To reduce inventory risk, some retailers have begun to carefully evaluate such tactics as their "back-to-school" sales. For a number of retailers, this is the second most critical season (after Christmas) in terms of sales. Other retailers have added alternate suppliers to serve as backups in the case of high demand levels. Macs (www.macys.com) has effectively reduced inventory requirements by working with suppliers to get more store-ready merchandise that does not require distribution centers operated by the retailer. Macys has also lowered its inventory-holding costs by combining store and online inventories in one facility, instead of maintaining separate warehouses for each channel. These changes resulted in Macys saving $5 million in 2010 alone.
These shifts in inventory planning are reflected in the retail business inventory-to-sales ration, which was at 1.33 as of mid-2011, the lowest for this time period since 1992. As a vice president for the National Retail Federation says: "With rising gas prices and challenges in the labor and housing markets, consumer spending has slowed and retailers have adjusted their inventory levels accordingly."
The inventory-to-sales ratios for manufactures and wholesalers have shown similar declines. This indicates that these supply chain members are not necessarily holding excess inventories for rapid delivery to retailers with low stock on hand, which is opposite to what the retailers are assuming.
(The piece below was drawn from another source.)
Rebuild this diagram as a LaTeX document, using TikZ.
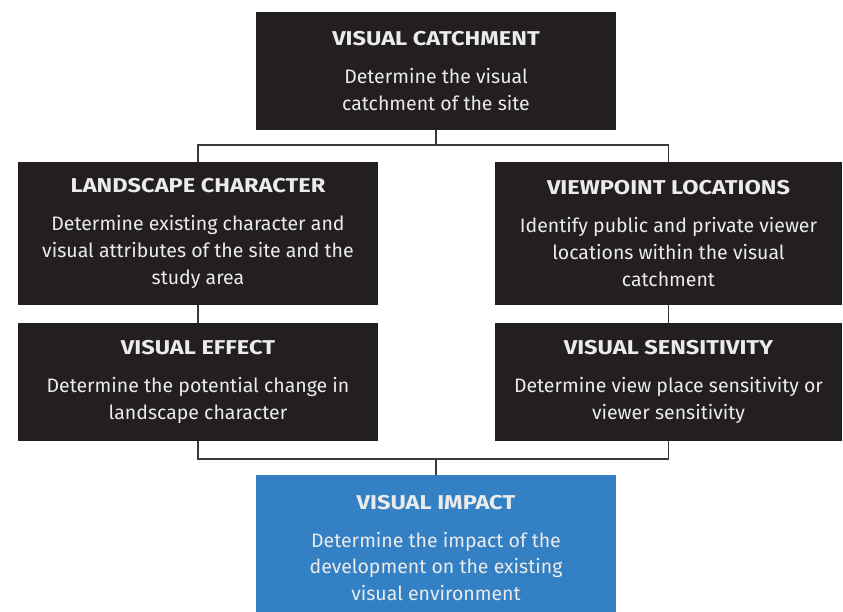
\documentclass[tikz,border=0pt]{standalone}
\usepackage{fontspec}
\setmainfont{Fira Sans}
\newfontfamily\stagefont{Fira Sans}[FakeStretch=1.18]
\definecolor{boxdark}{HTML}{231F20}
\definecolor{boxblue}{HTML}{3380C4}
\definecolor{linkgray}{HTML}{3A3A3A}
\newcommand{\stagehead}[1]{{\stagefont\fontsize{20}{23}\selectfont\bfseries #1}\\[11pt]}
\begin{document}
\begin{tikzpicture}[x=1pt,y=1pt,
  stage/.style={fill=boxdark,text=white!92!black,inner sep=0pt,align=center,font=\fontsize{19.5}{26.8}\selectfont},
  link/.style={draw=linkgray,line width=1.6pt}]
\useasboundingbox (0,0) rectangle (843,612);
\node [stage,minimum width=360,minimum height=118] (vc) at (436,541) {\stagehead{VISUAL CATCHMENT}Determine the visual\\catchment of the site};
\node [stage,minimum width=360,minimum height=143] (lc) at (198,378.5) {\stagehead{LANDSCAPE CHARACTER}Determine existing character and\\visual attributes of the site and the\\study area};
\node [stage,minimum width=347,minimum height=143] (vl) at (668.5,378.5) {\stagehead{VIEWPOINT LOCATIONS}Identify public and private viewer\\locations within the visual\\catchment};
\node [stage,minimum width=360,minimum height=118] (ve) at (198,230) {\stagehead{VISUAL EFFECT}Determine the potential change in\\landscape character};
\node [stage,minimum width=347,minimum height=118] (vs) at (668.5,230) {\stagehead{VISUAL SENSITIVITY}Determine view place sensitivity or\\viewer sensitivity};
\node [stage,fill=boxblue,minimum width=360,minimum height=146] (vi) at (436,64) {\stagehead{VISUAL IMPACT}Determine the impact of the\\development on the existing\\visual environment};
\coordinate (jt) at (436,467); \coordinate (jb) at (436,153);
\draw [link] (vc.south) -- (jt); \draw [link] (lc.north) |- (jt) -| (vl.north);
\draw [link] (lc.south) -- (ve.north); \draw [link] (vl.south) -- (vs.north);
\draw [link] (ve.south) |- (jb) -| (vs.south); \draw [link] (jb) -- (vi.north);
\end{tikzpicture}
\end{document}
The downside of having too little inventory on hand - a negative impact on revenue - was experienced by Wal-Mart when that retailer reduced inventory selections as a means of lessening inventory-holding costs and improving supply chain efficiency. Unfortunately, Wal-Marts sales performance suffered when customers found that their favorite brands were no longer stocked. Another potential problem associated with low inventories is the difficulty in dealing with supply-chain disruptions, such as the 2011 earthquake in Japan.
SharenTurney, the chief executive of Victoria's Secret, understands the need to weigh the benefits of minimizing inventory-holding costs against the possibility of lost sales. Turney says that Victoria's Secret is seeking a "balanced approach between managing the business with optimism and staying conservative on our inventory and expense plans."
In addition to lost sales, too little inventory is typically associated with the need for frequent ordering, the need for emergency shipments, high ordering costs, and less ability to receive quantity discounts. In contrast, too high an inventory is normally associated with high holding costs, the need for markdowns to clear out unsold inventory, and too much dated merchandise.
Questions
1. List five tactics that retailers can use to reduce their inventory levels while keeping the chance of stockouts low.
2. Discuss the supply-chain implications of retailers having low inventory-to-sales ratios if the inventory-to-sales ratios of manufactures and wholesalers are high.
3. What are the dangers of frequent small orders and the use of emergency shipments as a means of reducing inventory requirements?
4. How could Wal-Mart have foreseen and avoided the negative impact on revenues of pruning its merchandise selection?